By that I mean if you execute
0>1 1>2 2>3 3>0, then, at one point, only
0>1 and 2>3 can execute, and after they finish,
1>2 3>0 can execute, doubling the effective runtime

These things sound like bugs to me

If I understand the situation correctly, the second observation sounds like things are working as designed and documented. Use of overlapping DMA transfers of any kind has always required the use of asynchronous copies in different non-null streams (the null stream has synchronizing properties, for legacy reasons as I recall). For GPUs prior to Kepler there were additional complications since independent operations could me mapped to the same hardware queue, which could cause false dependencies.

I cannot speak to the first observation, the required idiom for turning on peer-to-peer in a bi-directional fashion. What does the documentation say on this subject? I found an older presentation that says cudaDeviceEnablePeerAccess() enables “current GPU to access memory on peer GPU”. So for each of two GPUs to see each others memory, one would have to call cudaDeviceEnablePeerAccess() for each with appropriate arguments.

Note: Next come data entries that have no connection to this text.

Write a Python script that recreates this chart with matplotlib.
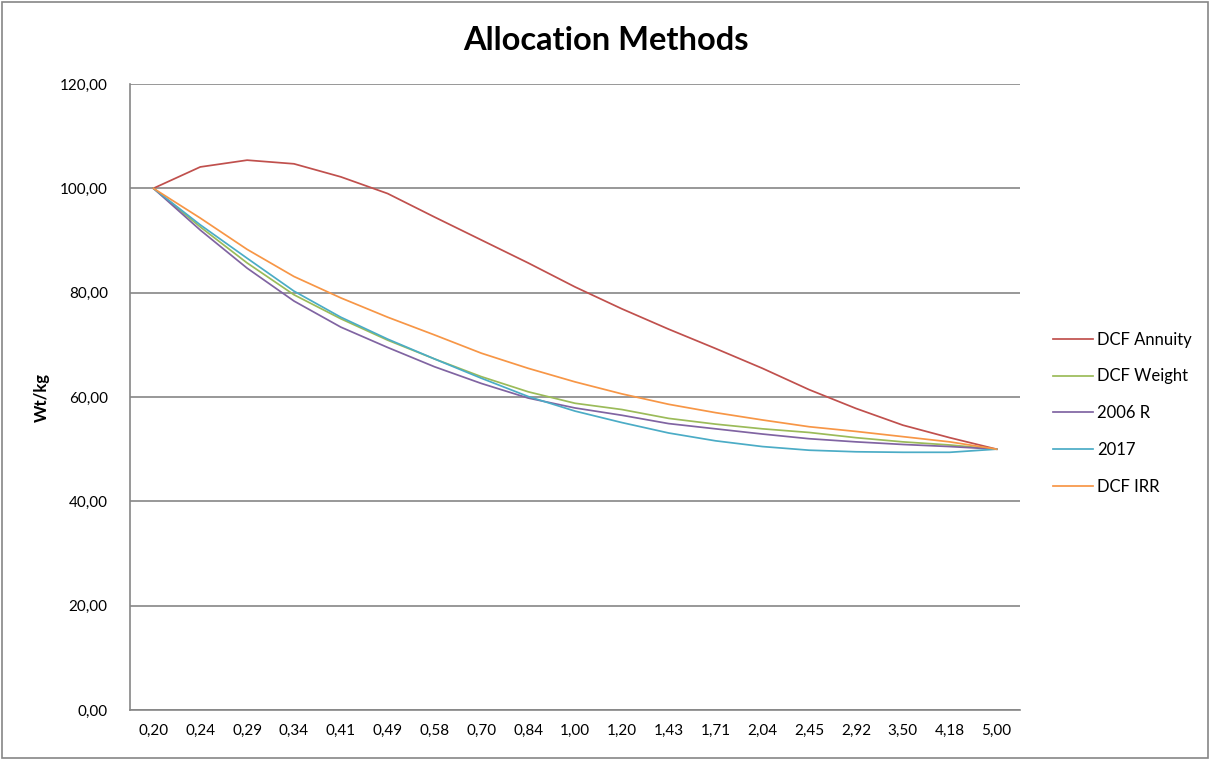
import matplotlib
matplotlib.use("Agg")
import matplotlib.pyplot as plt
from matplotlib.patches import Rectangle

categories = ["0,20", "0,24", "0,29", "0,34", "0,41", "0,49", "0,58", "0,70", "0,84", "1,00",
              "1,20", "1,43", "1,71", "2,04", "2,45", "2,92", "3,50", "4,18", "5,00"]

dcf_annuity = [100.0, 104.1, 105.4, 104.7, 102.2, 99.0, 94.5, 90.1, 85.7, 81.1,
               76.9, 73.0, 69.3, 65.5, 61.4, 57.8, 54.6, 52.2, 50.0]
dcf_weight = [100.0, 92.6, 85.7, 79.6, 75.0, 70.9, 67.3, 63.9, 61.0, 58.8,
              57.6, 55.9, 54.8, 53.9, 53.2, 52.2, 51.4, 50.8, 50.0]
r2006 = [100.0, 92.0, 84.7, 78.4, 73.4, 69.5, 65.8, 62.6, 59.8, 57.9,
         56.5, 54.9, 53.9, 52.9, 52.0, 51.4, 50.9, 50.5, 50.0]
y2017 = [100.0, 93.0, 86.6, 80.3, 75.3, 71.1, 67.3, 63.6, 60.1, 57.3,
         55.1, 53.1, 51.6, 50.5, 49.8, 49.5, 49.4, 49.4, 50.0]
dcf_irr = [100.0, 94.3, 88.3, 83.1, 79.0, 75.3, 71.9, 68.4, 65.5, 62.9,
           60.6, 58.6, 57.0, 55.6, 54.3, 53.4, 52.4, 51.4, 50.0]

series_names = ["DCF Annuity", "DCF Weight", "2006 R", "2017", "DCF IRR"]
series_values = [dcf_annuity, dcf_weight, r2006, y2017, dcf_irr]
colors = ["#C0504D", "#9BBB59", "#8064A2", "#4BACC6", "#F79646"]

yticks = [0, 20, 40, 60, 80, 100, 120]
ytick_labels = ["0,00", "20,00", "40,00", "60,00", "80,00", "100,00", "120,00"]

font = ["Lato", "DejaVu Sans"]
plt.rcParams["font.family"] = font

fig = plt.figure(figsize=(12.1, 7.6), dpi=100)
fig.patches.append(Rectangle((0.002, 0.003), 0.996, 0.994, transform=fig.transFigure,
                             fill=False, edgecolor="#868686", linewidth=1.2))

ax = fig.add_axes([130/1210, 1 - 710/760, (1020-130)/1210, (710-84)/760])
x = list(range(len(categories)))
for name, vals, c in zip(series_names, series_values, colors):
    ax.plot(x, vals, color=c, linewidth=1.25, label=name)

ax.set_xlim(-0.5, len(categories) - 0.5)
ax.set_ylim(0, 120)
ax.set_yticks(yticks)
ax.set_yticklabels(ytick_labels, fontsize=11)
ax.set_xticks(x)
ax.set_xticklabels(categories, fontsize=11)
ax.tick_params(length=0, pad=10)
ax.tick_params(axis="y", pad=16)
ax.grid(axis="y", color="#868686", linewidth=1.2)
ax.set_axisbelow(True)
for s in ["top", "right"]:
    ax.spines[s].set_visible(False)
for s in ["left", "bottom"]:
    ax.spines[s].set_color("#868686")
    ax.spines[s].set_linewidth(1.2)

fig.text(606/1210, 1 - 40/760, "Allocation Methods", fontsize=23.5, fontweight="bold",
         ha="center", va="center")
fig.text(42/1210, 1 - 398/760, "Wt/kg", fontsize=12, fontweight="bold",
         rotation=90, ha="center", va="center")

leg = ax.legend(loc="center left", bbox_to_anchor=(1.02, 0.474), frameon=False,
                fontsize=12, labelspacing=1.25, handlelength=2.4, handletextpad=0.25)

fig.savefig("out.png", dpi=100)
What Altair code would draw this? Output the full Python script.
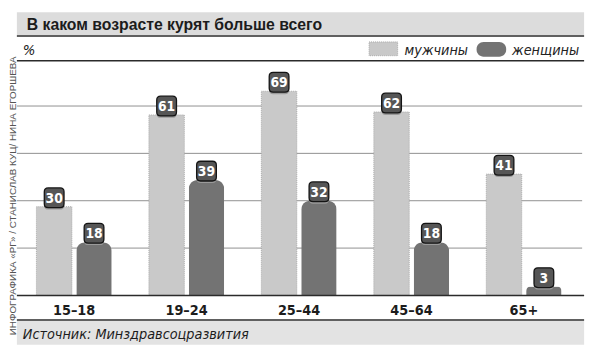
import altair as alt
import pandas as pd

# ---- data ----
categories = ["15–18", "19–24", "25–44", "45–64", "65+"]
series = ["мужчины", "женщины"]
men = [30, 61, 69, 62, 41]
women = [18, 39, 32, 18, 3]
grid_values = [16, 32, 48, 64]

title_text = "В каком возрасте курят больше всего"
unit_text = "%"
source_text = "Источник: Минздравсоцразвития"
credit_text = "ИНФОГРАФИКА «РГ» / СТАНИСЛАВ КУЦ/ НИНА ЕГОРШЕВА"

df = pd.DataFrame({
    "age": categories * 2,
    "sex": [series[0]] * len(categories) + [series[1]] * len(categories),
    "value": men + women,
})
one = pd.DataFrame({"k": [0]})
grid_df = pd.DataFrame({"g": grid_values})

NARROW = "Liberation Sans Narrow, DejaVu Sans Condensed, Liberation Sans, sans-serif"
SANS = "Liberation Sans, Arial, sans-serif"
MEN_C = "#c9c9c9"
WOMEN_C = "#737373"
DARK = "#2b2b2b"

W, H = 570, 238
LEFT, RIGHT = -1, 574

yscale = alt.Scale(domain=[0, 79.33], nice=False, zero=True)
x_enc = alt.X("age:N", sort=categories,
              scale=alt.Scale(paddingInner=0.33, paddingOuter=0.165), axis=None)
xo_enc = alt.XOffset("sex:N", sort=series,
                     scale=alt.Scale(domain=series, paddingInner=0.11, paddingOuter=0))
y_enc = alt.Y("value:Q", scale=yscale, axis=None)

# ---- decorations ----
title_band = alt.Chart(one).mark_rect(color="#dcdcdc").encode(
    x=alt.value(LEFT), x2=alt.value(RIGHT), y=alt.value(-49), y2=alt.value(-26))
title_line = alt.Chart(one).mark_rule(color=DARK, strokeWidth=1.5).encode(
    x=alt.value(LEFT), x2=alt.value(RIGHT), y=alt.value(-25))
head_line = alt.Chart(one).mark_rule(color=DARK, strokeWidth=1.5).encode(
    x=alt.value(LEFT), x2=alt.value(RIGHT), y=alt.value(0))
title = alt.Chart(one).mark_text(
    text=title_text, font=SANS, fontSize=16, fontWeight="bold", color="#1c1c1c",
    align="left", baseline="alphabetic").encode(x=alt.value(9), y=alt.value(-31))
unit = alt.Chart(one).mark_text(
    text=unit_text, font=NARROW, fontSize=15, fontStyle="italic", color="#222",
    align="left", baseline="alphabetic").encode(x=alt.value(5), y=alt.value(-6))

leg_men = alt.Chart(one).mark_rect(color=MEN_C, stroke="#a0a0a0", strokeDash=[1, 1],
                                   strokeWidth=0.8).encode(
    x=alt.value(356), x2=alt.value(385), y=alt.value(-19), y2=alt.value(-5))
leg_women = alt.Chart(one).mark_rect(color=WOMEN_C, cornerRadius=7).encode(
    x=alt.value(465), x2=alt.value(495), y=alt.value(-19), y2=alt.value(-4))
leg_men_t = alt.Chart(one).mark_text(
    text=series[0], font=NARROW, fontSize=14.5, fontStyle="italic", color="#222",
    align="left", baseline="alphabetic").encode(x=alt.value(392), y=alt.value(-6))
leg_women_t = alt.Chart(one).mark_text(
    text=series[1], font=NARROW, fontSize=14.5, fontStyle="italic", color="#222",
    align="left", baseline="alphabetic").encode(x=alt.value(501), y=alt.value(-6))

grid = alt.Chart(grid_df).mark_rule(color="#8f8f8f", strokeWidth=1).encode(
    y=alt.Y("g:Q", scale=yscale, axis=None), x=alt.value(LEFT), x2=alt.value(RIGHT - 2))

base_line = alt.Chart(one).mark_rule(color=DARK, strokeWidth=1.5).encode(
    x=alt.value(LEFT), x2=alt.value(RIGHT), y=alt.value(H))
cat_labels = alt.Chart(pd.DataFrame({"age": categories})).mark_text(
    font=NARROW, fontSize=14.5, fontWeight="bold", color="#1c1c1c",
    baseline="alphabetic").encode(x=x_enc, y=alt.value(258), text="age:N")
src_line = alt.Chart(one).mark_rule(color=DARK, strokeWidth=1.5).encode(
    x=alt.value(LEFT), x2=alt.value(RIGHT), y=alt.value(263))
src_band = alt.Chart(one).mark_rect(color="#e3e3e3").encode(
    x=alt.value(LEFT), x2=alt.value(RIGHT), y=alt.value(264), y2=alt.value(288))
src = alt.Chart(one).mark_text(
    text=source_text, font=NARROW, fontSize=14.5, fontStyle="italic", color="#1c1c1c",
    align="left", baseline="alphabetic").encode(x=alt.value(5), y=alt.value(282))
credit = alt.Chart(one).mark_text(
    text=credit_text, font=SANS, fontSize=10, color="#555", angle=270,
    align="center", baseline="middle").encode(x=alt.value(-4.5), y=alt.value(137))

# ---- bars ----
bars_men = alt.Chart(df).transform_filter(alt.datum.sex == series[0]).mark_bar(
    color=MEN_C, stroke="#a0a0a0", strokeDash=[1, 1], strokeWidth=0.8).encode(
    x=x_enc, xOffset=xo_enc, y=y_enc)
bars_women = alt.Chart(df).transform_filter(alt.datum.sex == series[1]).mark_bar(
    color=WOMEN_C, cornerRadiusTopLeft=9, cornerRadiusTopRight=9).encode(
    x=x_enc, xOffset=xo_enc, y=y_enc)

badge_path = ("M -0.6,-1 L 0.6,-1 Q 1,-1 1,-0.6 L 1,0.6 Q 1,1 0.6,1 "
              "L -0.6,1 Q -1,1 -1,0.6 L -1,-0.6 Q -1,-1 -0.6,-1 Z")
badge_shadow = alt.Chart(df).mark_point(
    shape=badge_path, size=400, filled=True, fill="#9a9a9a", opacity=1,
    xOffset=2, yOffset=-7).encode(x=x_enc, xOffset=xo_enc, y=y_enc)
badge = alt.Chart(df).mark_point(
    shape=badge_path, size=400, filled=True, fill="#565656", stroke="#141414",
    strokeWidth=1.3, opacity=1, yOffset=-9).encode(x=x_enc, xOffset=xo_enc, y=y_enc)
badge_text = alt.Chart(df).mark_text(
    font=NARROW, fontSize=14, fontWeight="bold", color="white",
    baseline="middle", yOffset=-8).encode(x=x_enc, xOffset=xo_enc, y=y_enc,
                                          text="value:Q")

chart = alt.layer(
    title_band, title_line, head_line, title, unit,
    leg_men, leg_women, leg_men_t, leg_women_t,
    grid, bars_men, bars_women, base_line,
    badge_shadow, badge, badge_text,
    cat_labels, src_band, src_line, src, credit,
).properties(
    width=W, height=H,
    padding={"left": 10, "top": 51, "right": 12, "bottom": 57},
    autosize=alt.AutoSizeParams(type="none"),
    background="white",
).configure_view(stroke=None)

chart.save("out.html", embed_options={"renderer": "svg", "actions": False})
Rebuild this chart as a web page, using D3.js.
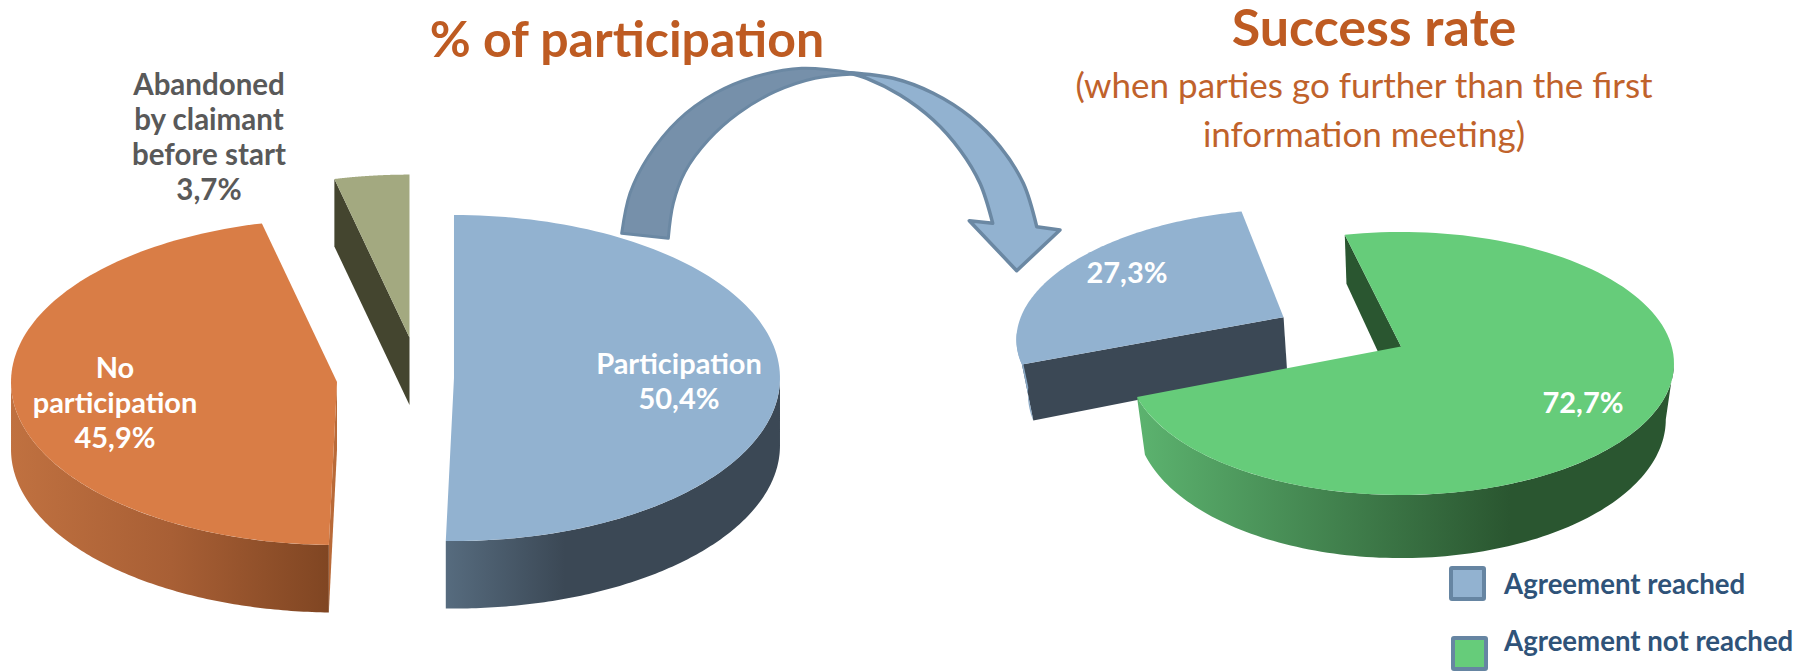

The presentation on multi-GPU programming is here:

http://on-demand.gputechconf.com/gtc/2012/presentations/S0515-GTC2012-Multi-GPU-Programming.pdf

Interesting. I would not have thought it synchronizes across ALL threads though! (Each transfer is initiated by a different thread)

Furthermore, I’m noticing strange things when synchronizing the arbitrary stream

Say I want to do

cudaMemcpyAsync(dst,src,bytes,cudaMemcpyDefault,stream)

Wait for the transfer, and then

cublasSaxpy(…,dst,…)

(Applies only to devices where I can’t peer2peer e.g on a different IOH)

What I’ve tried is cudaDeviceSynchronize() as well as cublasSetStream(handle,stream) to wait for the relevant transfer, but this doesn’t work. Either way, the transfers once again take a big performance hit, probably performing sequentially again…

Operations within the same stream always execute sequentially, so no additional synchronization is necessary. A cudaMemcpyAsync() call is asynchronous to the host, and other streams, but synchronous to a dependent operation in the same stream, such as a CUBLAS call.

Sorry I didn’t explain myself very well.

If I use cublasSetStream() to make saxpy run after memcpy, the memcopies on other gpus (NOT tied to the stream) once again serialise.

Something funny is going on here. It may be hardware related.

This means that Titan (ehm, which one?) supports P2P? How come? Isn’t it just Quadro/Tesla thing?